Schlägt Corona auf die Psyche, beim Personal, bei Mitarbeitenden und bei Bewohnern? Wir sind keine Insel. Die einen haben Angst, andere haben das Gefühl, was wir zur Verfügung haben, genüge nicht. Wiederum andere finden es überhaupt nicht schwierig. Wir dürfen nicht unterschätzen: Diese Krise wird nicht spurlos an uns Menschen vorbeigehen. Noch können wir nicht abschätzen, was sie mit uns macht. Die Räumlichkeiten in Steinen sind neu. Hat die BSZ Stiftung jetzt genügend Platz? Beim Bau war man nicht auf Corona vorbereitet. Wir müssen mit den klassischen Massnahmen wie Plexiglasscheiben und so weiter arbeiten. Und grundsätzlich? Wie sieht der Raumbedarf aus? In allen Betrieben? Gibt es neue Engpässe?
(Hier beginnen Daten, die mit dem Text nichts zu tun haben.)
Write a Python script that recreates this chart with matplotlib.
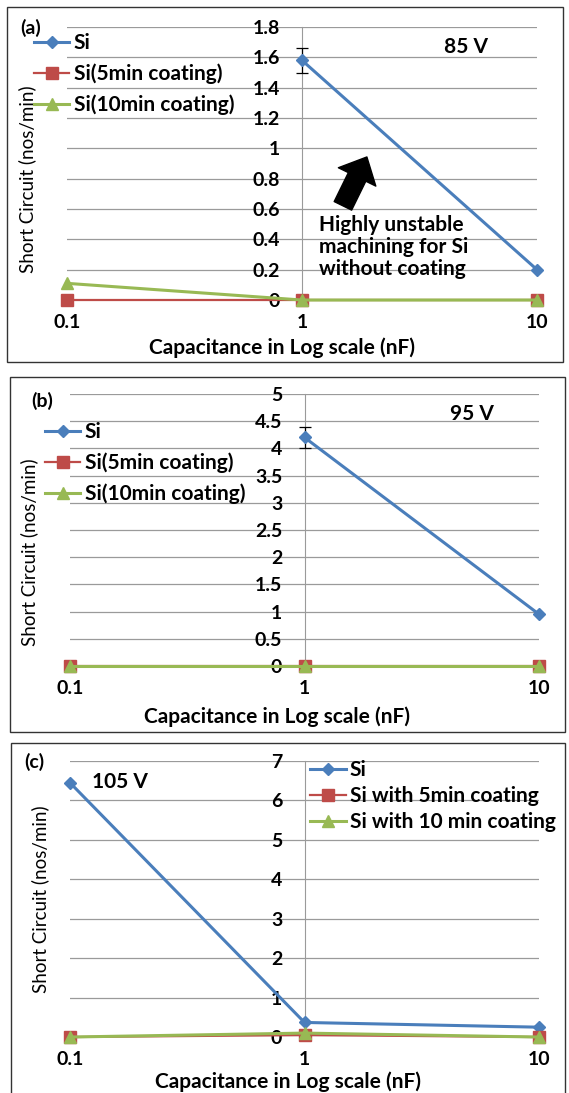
import numpy as np
import matplotlib
matplotlib.use("Agg")
import matplotlib.pyplot as plt
from matplotlib.patches import Rectangle

plt.rcParams['font.family'] = ['Lato', 'DejaVu Sans']
plt.rcParams['font.weight'] = 'bold'

# capacitance values (nF), shared by all panels
cap = [0.1, 1, 10]

# (a) 85 V
a_si = [np.nan, 1.58, 0.20]
a_si_err = [0, 0.08, 0]
a_5min = [0, 0, 0]
a_10min = [0.11, 0, 0]
a_ticks = [0, 0.2, 0.4, 0.6, 0.8, 1, 1.2, 1.4, 1.6, 1.8]
a_ticklabels = ['0', '0.2', '0.4', '0.6', '0.8', '1', '1.2', '1.4', '1.6', '1.8']

# (b) 95 V
b_si = [np.nan, 4.2, 0.95]
b_si_err = [0, 0.2, 0]
b_5min = [0, 0, 0]
b_10min = [0, 0, 0]
b_ticks = [0, 0.5, 1, 1.5, 2, 2.5, 3, 3.5, 4, 4.5, 5]
b_ticklabels = ['0', '0.5', '1', '1.5', '2', '2.5', '3', '3.5', '4', '4.5', '5']

# (c) 105 V
c_si = [6.45, 0.37, 0.25]
c_si_err = [0, 0, 0]
c_5min = [0, 0.05, 0]
c_10min = [0, 0.1, 0]
c_ticks = [0, 1, 2, 3, 4, 5, 6, 7]
c_ticklabels = ['0', '1', '2', '3', '4', '5', '6', '7']

labels_ab = ['Si', 'Si(5min coating)', 'Si(10min coating)']
labels_c = ['Si', 'Si with 5min coating', 'Si with 10 min coating']

BLUE, RED, GREEN = '#4A7EBB', '#BE4B48', '#98B954'
GRID = '#9A9A9A'
FS = 15       # legend / notes / x title
FS_TICK = 14
FS_YLAB = 13.5

fig = plt.figure(figsize=(5.69, 10.93), dpi=100)


def panel(rect, si, err, s5, s10, ticks, ticklabels, labels, leg_xy, leg_sp,
          xlab_xy, ylab_xy):
    ax = fig.add_axes(rect)
    ax.set_xscale('log')
    ax.set_xlim(0.1, 10)
    ax.set_ylim(ticks[0], ticks[-1])
    ax.set_yticks(ticks)
    ax.set_yticklabels(ticklabels)
    ax.set_xticks(cap)
    ax.set_xticklabels(['0.1', '1', '10'])
    ax.minorticks_off()
    ax.grid(axis='y', color=GRID, lw=0.9)
    ax.set_axisbelow(True)
    for s in ['top', 'right', 'bottom']:
        ax.spines[s].set_visible(False)
    ax.spines['left'].set_position(('data', 1))
    ax.spines['left'].set_color(GRID)
    ax.tick_params(axis='y', length=0, pad=16, labelsize=FS_TICK)
    ax.tick_params(axis='x', length=0, pad=10, labelsize=FS_TICK)

    l1, = ax.plot(cap, si, color=BLUE, lw=2.2, marker='D', ms=6, zorder=4,
                  clip_on=False)
    l2, = ax.plot(cap, s5, color=RED, lw=1.6, marker='s', ms=8, zorder=5,
                  clip_on=False)
    l3, = ax.plot(cap, s10, color=GREEN, lw=2.2, marker='^', ms=8, zorder=6,
                  clip_on=False)
    for x, y, e in zip(cap, si, err):
        if e > 0:
            ax.errorbar(x, y, yerr=e, color='black', lw=0.9, capsize=4,
                        capthick=0.9, zorder=3)

    ax.legend([l1, l2, l3], labels, loc='upper left', bbox_to_anchor=leg_xy,
              bbox_transform=fig.transFigure, frameon=False, borderpad=0,
              borderaxespad=0, handlelength=1.7, handletextpad=0.2,
              labelspacing=leg_sp, fontsize=FS)

    ax.set_xlabel('Capacitance in Log scale (nF)', fontsize=FS, fontweight='bold',
                  va='center')
    ax.xaxis.set_label_coords(*xlab_xy)
    ax.set_ylabel('Short Circuit (nos/min)', fontsize=FS_YLAB, fontweight='normal',
                  va='center')
    ax.yaxis.set_label_coords(*ylab_xy)
    return ax


ax_a = panel([0.1178, 0.7255, 0.826, 0.2498], a_si, a_si_err, a_5min, a_10min,
             a_ticks, a_ticklabels, labels_ab, (0.0598, 0.9698), 0.5,
             (0.457, -0.176), (-0.085, 0.443))
ax_b = panel([0.1230, 0.3907, 0.8243, 0.2489], b_si, b_si_err, b_5min, b_10min,
             b_ticks, b_ticklabels, labels_ab, (0.079, 0.6139), 0.5,
             (0.441, -0.1875), (-0.087, 0.419))
ax_c = panel([0.1230, 0.0512, 0.8243, 0.2525], c_si, c_si_err, c_5min, c_10min,
             c_ticks, c_ticklabels, labels_c, (0.545, 0.3047), 0.3,
             (0.464, -0.163), (-0.064, 0.5))

# voltage notes
ax_a.text(0.849, 0.927, '85 V', transform=ax_a.transAxes, fontsize=FS,
          ha='center', va='center')
ax_b.text(0.857, 0.926, '95 V', transform=ax_b.transAxes, fontsize=FS,
          ha='center', va='center')
ax_c.text(0.107, 0.924, '105 V', transform=ax_c.transAxes, fontsize=FS,
          ha='center', va='center')

# annotation in (a)
ax_a.text(0.536, 0.31, 'Highly unstable\nmachining for Si\nwithout coating',
          transform=ax_a.transAxes, fontsize=FS, ha='left', va='top',
          linespacing=1.12)
ax_a.annotate('', xy=(0.638, 0.524), xytext=(0.587, 0.345),
              xycoords='axes fraction', textcoords='axes fraction',
              arrowprops=dict(arrowstyle='simple,head_length=0.8,head_width=1.5,tail_width=0.7',
                              fc='black', ec='black', mutation_scale=20,
                              shrinkA=0, shrinkB=0))

# panel letters
fig.text(31 / 569, 1 - 28 / 1093, '(a)', fontsize=FS_TICK, ha='center', va='center')
fig.text(42 / 569, 1 - 401 / 1093, '(b)', fontsize=FS_TICK, ha='center', va='center')
fig.text(34 / 569, 1 - 762 / 1093, '(c)', fontsize=FS_TICK, ha='center', va='center')

# panel frames
for x0, y0, w, h in [(0.0123, 0.6688, 0.977, 0.3248),
                     (0.0176, 0.3303, 0.9754, 0.3248),
                     (0.0193, -0.05, 0.974, 0.3702)]:
    fig.add_artist(Rectangle((x0, y0), w, h, transform=fig.transFigure,
                             fill=False, ec='#333333', lw=1.0))

fig.savefig('out.png', dpi=100)
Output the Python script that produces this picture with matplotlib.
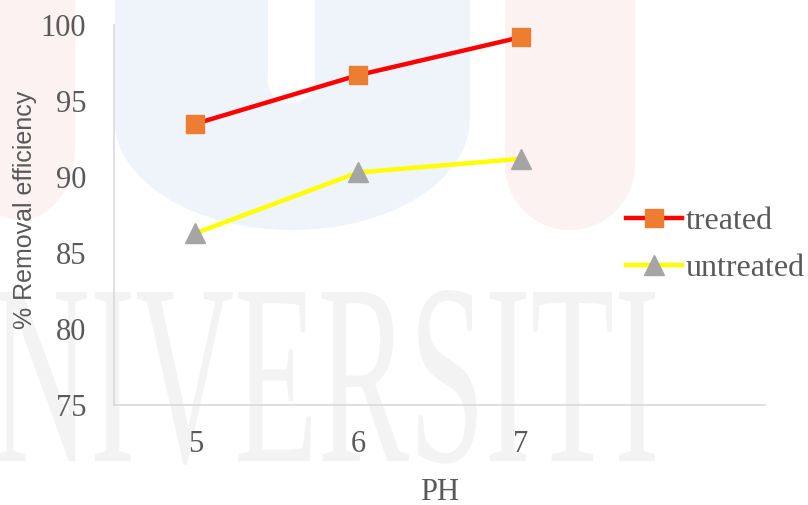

Die Komplexität der Begleitungsaufgaben in den Institutionen steigt. Da hinken wir mit der Infrastruktur immer hintennach. Auch der Arbeitsbereich ist in einem starken Wandel.

Zum Beispiel?

Wenn immer mehr Menschen in den ersten Arbeitsmarkt integriert werden – was wir unterstützen – entfallen sie bei uns. Arbeitsabläufe müssen kurzfristig abgeändert werden, ohne an agogischem Wert einzubüssen. Wirkt sich die Pandemie auch auf die Auftragslage aus? Im Restaurant Pluspunkt in Brunnen waren wir nach dem Lockdown im Frühling sehr gut unterwegs, doch auch da spüren wir jetzt die fehlenden Weihnachtsund Familienessen zum Jahresende hin. In der Produktion können wir dank mehrerer Produktionsstandorte und dem Engagement der Leute die Termine einhalten. In der Logistik sind wir in Abhängigkeiten. Kommt das Material nicht an, geht es uns wie allen anderen Unternehmen.

Wenn immer möglich kommt Rolf Müller, der neue CEO der BSZ, mit dem Velo zur Arbeit.